I have recently returned from COP23 in Bonn where countries from across the world gathered to discuss how to achieve the targets agreed to in the Paris agreement. Specifically, how they can put in place measures to reduce emissions globally and to prevent the further advancement of global warming.

The European Union must be commended for their optimism and ambition in relation to current discussions on climate change, and even on the original conclusion of the Paris Agreement. The ‘high ambition coalition’, led to a large degree by the EU, managed to secure an ambitious agreement in Paris which looked to the future and looked to ensure future generations would not suffer the potentially disastrous impacts of devastating climate change.

Those of us involved in farming know, better than most, the impact that climate change will have on our society. Therefore, we are more conscious of these effects than most. Farmers practising Conservation Agriculture are an example of farmers that have decided to do something about it, to play our part in reducing emissions, and better still to sequester carbon from the atmosphere in our fields.

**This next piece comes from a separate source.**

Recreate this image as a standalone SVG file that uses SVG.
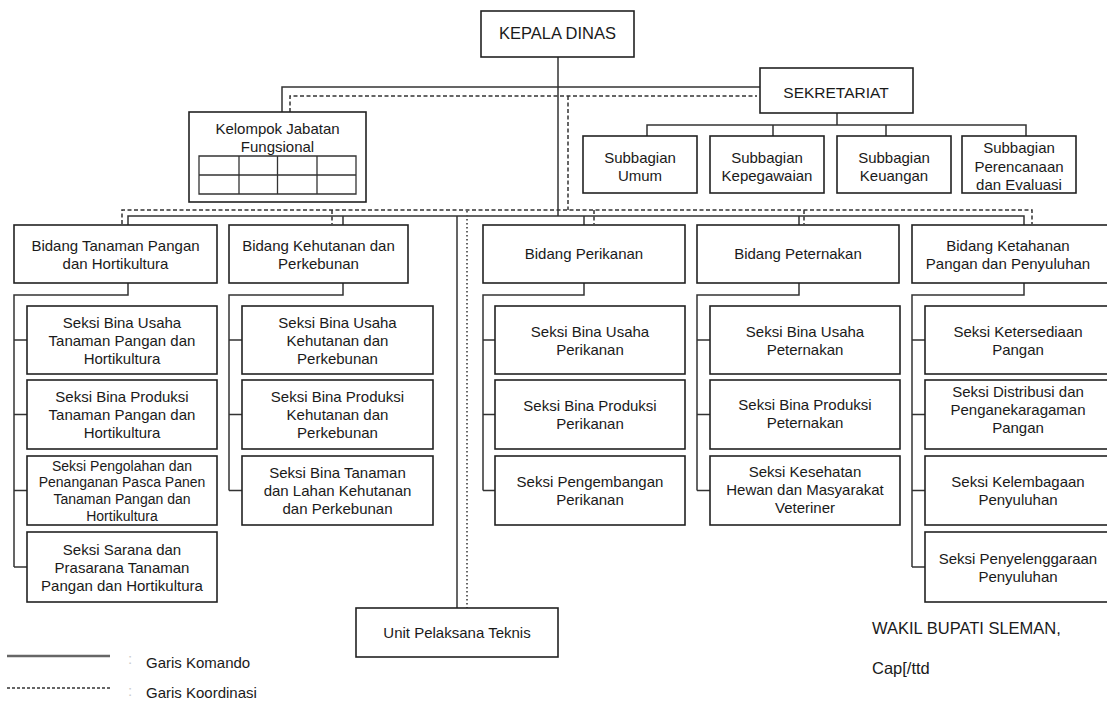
<svg xmlns="http://www.w3.org/2000/svg" width="1107" height="701" viewBox="0 0 1107 701">
<style>
.bx{fill:#fff;stroke:#222;stroke-width:1.6}
.ln{stroke:#333;stroke-width:1.5;fill:none}
.ds{stroke:#333;stroke-width:1.5;stroke-dasharray:4 2.5;fill:none}
.dt{stroke:#555;stroke-width:1.8;stroke-dasharray:1.6 2.4;fill:none}
text{font-family:"Liberation Sans",Arial,sans-serif;font-size:15px;fill:#1a1a1a;text-anchor:middle;dominant-baseline:central}
.sm{font-size:14px}
.lg{font-size:16.5px}
.st{text-anchor:start}
</style>
<rect width="1107" height="701" fill="#fff"/>
<g id="connectors">
<path class="ln" d="M558 57V216M282 112V87H760M128 225V216H1024V225M343 216V225M584 216V225M799 216V225M457 216V608"/>
<path class="ln" d="M837 113V125M647 136V125H1026V136M773 125V136M886 125V136"/>
<path class="ln" d="M128 283V295H14V567M14 340H27M14 414.5H27M14 490.5H27M14 567H27"/>
<path class="ln" d="M343 283V295H229V490.5M229 340H242M229 414.5H242M229 490.5H242"/>
<path class="ln" d="M584 283V295H483V490.5M483 340H495M483 414.5H495M483 490.5H495"/>
<path class="ln" d="M799 283V295H697V490.5M697 340H710M697 414.5H710M697 490.5H710"/>
<path class="ln" d="M1024 283V295H912V567M912 340H925M912 414.5H925M912 490.5H925M912 567H925"/>
<path class="ds" d="M290 112V96H757M568 96V210M122 224V210H1032V224M332 210V224M594 210V224M804 210V224"/>
<path class="dt" d="M467 211V608"/>
</g>
<g id="kepala"><rect class="bx" x="481" y="11" width="153" height="46"/><text class="lg" x="557.5" y="33">KEPALA DINAS</text></g>
<g id="sekretariat"><rect class="bx" x="760" y="68" width="153" height="45"/><text x="836" y="92" style="font-size:15.5px">SEKRETARIAT</text></g>
<g id="kelompok"><rect class="bx" x="189" y="112" width="177" height="90"/><text x="277.5" y="128">Kelompok Jabatan</text><text x="277.5" y="146">Fungsional</text>
<path class="ln" style="stroke-width:1.3" d="M199 156H356V194H199ZM199 175H356M239 156V194M277.5 156V194M317 156V194"/></g>
<g id="sub-umum"><rect class="bx" x="583" y="136" width="114" height="57"/><text x="640" y="157">Subbagian</text><text x="640" y="175">Umum</text></g>
<g id="sub-kepegawaian"><rect class="bx" x="710" y="136" width="114" height="57"/><text x="767" y="157">Subbagian</text><text x="767" y="175">Kepegawaian</text></g>
<g id="sub-keuangan"><rect class="bx" x="837" y="136" width="114" height="57"/><text x="894" y="157">Subbagian</text><text x="894" y="175">Keuangan</text></g>
<g id="sub-perencanaan"><rect class="bx" x="962" y="136" width="114" height="57"/><text x="1019" y="147">Subbagian</text><text x="1019" y="166">Perencanaan</text><text x="1019" y="184">dan Evaluasi</text></g>
<g id="bidang-tanaman"><rect class="bx" x="14" y="225" width="203" height="58"/><text x="115.5" y="245">Bidang Tanaman Pangan</text><text x="115.5" y="263">dan Hortikultura</text></g>
<g id="tan-1"><rect class="bx" x="27" y="306" width="190" height="68"/><text x="122" y="322">Seksi Bina Usaha</text><text x="122" y="340">Tanaman Pangan dan</text><text x="122" y="358">Hortikultura</text></g>
<g id="tan-2"><rect class="bx" x="27" y="380" width="190" height="69"/><text x="122" y="396.5">Seksi Bina Produksi</text><text x="122" y="414.5">Tanaman Pangan dan</text><text x="122" y="432.5">Hortikultura</text></g>
<g id="tan-3"><rect class="bx" x="27" y="456" width="190" height="69"/><text class="sm" x="122" y="465.5">Seksi Pengolahan dan</text><text class="sm" x="122" y="482.2">Penanganan Pasca Panen</text><text class="sm" x="122" y="498.9">Tanaman Pangan dan</text><text class="sm" x="122" y="515.6">Hortikultura</text></g>
<g id="tan-4"><rect class="bx" x="27" y="532" width="190" height="70"/><text x="122" y="549">Seksi Sarana dan</text><text x="122" y="567">Prasarana Tanaman</text><text x="122" y="585">Pangan dan Hortikultura</text></g>
<g id="bidang-kehutanan"><rect class="bx" x="229" y="225" width="179" height="58"/><text x="318.5" y="245">Bidang Kehutanan dan</text><text x="318.5" y="263">Perkebunan</text></g>
<g id="keh-1"><rect class="bx" x="242" y="306" width="191" height="68"/><text x="337.5" y="322">Seksi Bina Usaha</text><text x="337.5" y="340">Kehutanan dan</text><text x="337.5" y="358">Perkebunan</text></g>
<g id="keh-2"><rect class="bx" x="242" y="380" width="191" height="69"/><text x="337.5" y="396.5">Seksi Bina Produksi</text><text x="337.5" y="414.5">Kehutanan dan</text><text x="337.5" y="432.5">Perkebunan</text></g>
<g id="keh-3"><rect class="bx" x="242" y="456" width="191" height="69"/><text x="337.5" y="472.5">Seksi Bina Tanaman</text><text x="337.5" y="490.5">dan Lahan Kehutanan</text><text x="337.5" y="508.5">dan Perkebunan</text></g>
<g id="bidang-perikanan"><rect class="bx" x="483" y="225" width="202" height="58"/><text x="584" y="253">Bidang Perikanan</text></g>
<g id="per-1"><rect class="bx" x="495" y="306" width="190" height="68"/><text x="590" y="331">Seksi Bina Usaha</text><text x="590" y="349">Perikanan</text></g>
<g id="per-2"><rect class="bx" x="495" y="380" width="190" height="69"/><text x="590" y="405.5">Seksi Bina Produksi</text><text x="590" y="423.5">Perikanan</text></g>
<g id="per-3"><rect class="bx" x="495" y="456" width="190" height="69"/><text x="590" y="481.5">Seksi Pengembangan</text><text x="590" y="499.5">Perikanan</text></g>
<g id="bidang-peternakan"><rect class="bx" x="697" y="225" width="202" height="58"/><text x="798" y="253">Bidang Peternakan</text></g>
<g id="pet-1"><rect class="bx" x="710" y="306" width="190" height="68"/><text x="805" y="331">Seksi Bina Usaha</text><text x="805" y="349">Peternakan</text></g>
<g id="pet-2"><rect class="bx" x="710" y="380" width="190" height="69"/><text x="805" y="404">Seksi Bina Produksi</text><text x="805" y="422">Peternakan</text></g>
<g id="pet-3"><rect class="bx" x="710" y="456" width="190" height="69"/><text x="805" y="471">Seksi Kesehatan</text><text x="805" y="489">Hewan dan Masyarakat</text><text x="805" y="507">Veteriner</text></g>
<g id="bidang-ketahanan"><rect class="bx" x="912" y="225" width="203" height="58"/><text x="1008" y="245">Bidang Ketahanan</text><text x="1008" y="263">Pangan dan Penyuluhan</text></g>
<g id="ket-1"><rect class="bx" x="925" y="306" width="190" height="68"/><text x="1018" y="331">Seksi Ketersediaan</text><text x="1018" y="349">Pangan</text></g>
<g id="ket-2"><rect class="bx" x="925" y="380" width="190" height="69"/><text x="1018" y="391">Seksi Distribusi dan</text><text x="1018" y="409">Penganekaragaman</text><text x="1018" y="427">Pangan</text></g>
<g id="ket-3"><rect class="bx" x="925" y="456" width="190" height="69"/><text x="1018" y="481">Seksi Kelembagaan</text><text x="1018" y="499">Penyuluhan</text></g>
<g id="ket-4"><rect class="bx" x="925" y="532" width="190" height="70"/><text x="1018" y="558">Seksi Penyelenggaraan</text><text x="1018" y="576">Penyuluhan</text></g>
<g id="upt"><rect class="bx" x="356" y="608" width="202" height="49"/><text x="457" y="632">Unit Pelaksana Teknis</text></g>
<g id="legend">
<line x1="7" y1="656" x2="110" y2="656" stroke="#666" stroke-width="2.5"/>
<line x1="7" y1="688" x2="110" y2="688" stroke="#666" stroke-width="2" stroke-dasharray="3 2"/>
<text class="st" x="128" y="658" style="fill:#ccc">:</text>
<text class="st" x="128" y="690" style="fill:#ccc">:</text>
<text class="st" x="146" y="662">Garis Komando</text>
<text class="st" x="146" y="692">Garis Koordinasi</text>
</g>
<g id="signature">
<text class="st lg" x="872" y="628">WAKIL BUPATI SLEMAN,</text>
<text class="st lg" x="872" y="668">Cap[/ttd</text>
</g>
</svg>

By discontinuing ploughing we remove carbon from the atmosphere, and store it directly in the soil. This carbon benefits the growth of our crops and it improves soil life and biodiversity.

This practice, Conservation Agriculture, is a perfect example of real-life measures we can implement in order to make the commitments made in the Paris Agreement possible.

In order to practice Conservation Agriculture, and achieve the environmental and climatic benefits it entails, we eliminate all ploughing of our fields. In order to clear weeds from the field, we require the limited use of effective and efficient herbicides, in particular, glyphosate.

The current discussion on glyphosate in Europe seems however, to be in complete contradiction to the efforts of the EU in terms of climate change. Why would a group of countries so determined to meet the Paris Agreement targets, take away the most essential tool for their farmers to play their part in achieving this? If glyphosate is banned, every farmer practising Conservation Agriculture, or reduced tillage, will be forced to return to deep ploughing of the soil, releasing millions of tonnes of CO2 into the atmosphere and producing greater emissions by driving tractors and ploughs through fields repeatedly.

It is astounding that it is often the same people that wish to see action on climate change, that are calling for a ban on glyphosate.

Thankfully, as President of Aapresid, the Argentinian Conservation Agriculture association, I will be able to continue practising Conservation Agriculture, continue to reduce the carbon in our atmosphere and to reduce my emissions. As will all the members of Aapresid. However, our colleagues and friends in Europe may not and this would be a terrible situation for everyone that wishes to see us prevent the advancement of climate change.

I hope that the governments across the EU wake up and realise that banning glyphosate will be like shooting themselves in the foot. I hope that my friends and colleagues across the European Union will continue to have access to such a vital and beneficial tool, and I hope that despite all of the noise, that science will prevail over emotion.


Pedro Vigneau is the President of Aapresid and a fifth-generation farmer. He is a Conservation Agriculture cereal farmer with 1,500 hectares of farmland in Bolivar, a neighbourhood in Buenos Aires.  Aapresid is the representative organisation of Conservation Agriculture farmers and community in Argentina.